Después de la muerte de Polo en un accidente automovilístico ocurrido el 26 de noviembre de 2002 llovieron anécdotas, historias de envidia y hasta de “brujería”… Empezaron las comparaciones y muchos encontraron en las últimas composiciones del autor el anuncio de su mismísimo final. Todo acto, gesto, color de la ropa, entrevistas, lugares por donde pasó el Guajiro natural… sirvieron de plato fuerte para alimentar el mito de quien en breve tiempo hizo que sus letras fueran tarareadas en toda la Isla, sin importar la edad.
«Primero fue la historia de un matrimonio extranjero que había ofrecido mil dólares por fotografiar el ataúd abierto. Luego se corrió el escalofriante rumor de una secta religiosa que en la séptima madrugada había intentado extraer el cadáver y decapitarlo, para que reencarnara en un santo. Hubo quienes hablaron del robo de las coronas, incluso daban por sentado que una guardia permanente custodiaba el sitio donde reposan los restos del afamado cantautor.»[1]
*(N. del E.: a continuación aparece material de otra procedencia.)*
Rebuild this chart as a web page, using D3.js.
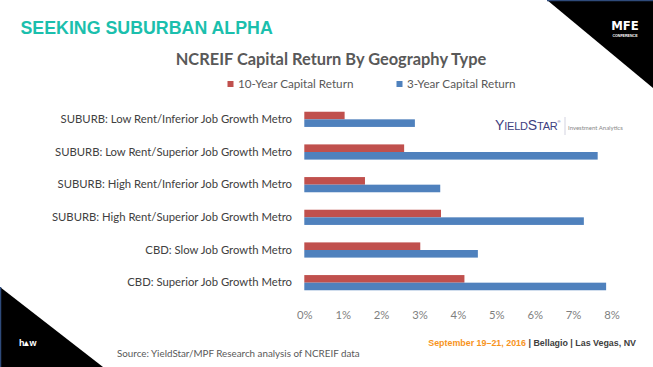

Sin embargo, a 16 años después de aquel funesto día de noviembre creemos que lo único predecible era (desde que irrumpió en la escena) que en algún momento de su vida, cantando como lo hizo, imprimiéndole sencillez y elegancia a su trabajo, luciendo su sombrero, caminando y hablando como los hombres del campo… Fernando Borrego se ganaría el cariño del pueblo sin preocupación alguna, sin la necesidad de inventarse ningún personaje estrafalario.
Pero lo que más duele todavía no es —hasta cierto punto— aquel accidente que puso en estado de vigilia a millones de personas, ni las fotos con su ropa llena de sangre o el carro destrozado. Lo que mortifica es pensar que un hombre con tanto talento se despidió tan rápido, que el tiempo fue poco para disfrutarlo más, verlo mil veces en una tarima, saber que sus discos eran pan caliente en el mercado, que en América Latina sus canciones ocupaban el primer puesto de las listas… ¡Contra!, cómo nos hubiese gustado ver a un Polo cargado de premios, presentando un espectáculo con su estilo guajiro, haciendo dúos y convocándonos a una fiesta en el lugar donde nació.
¿Quién nace para ser leyenda? Es posible que nadie piense en esto. A lo mejor ni el mismo Polo imaginó llegar tan alto en aquellas jornadas cuando preparando la madera para hacer carbón, en su mente elaboraba una de las metáforas más lindas de la música cubana:
Yo era capaz de subir al cielo / para bajarle un montón de estrellas
[1] Marisol Ramírez Palacios en Polo Montañez: Café amargo con salvia, Editorial Pablo de la Torriente, p.131.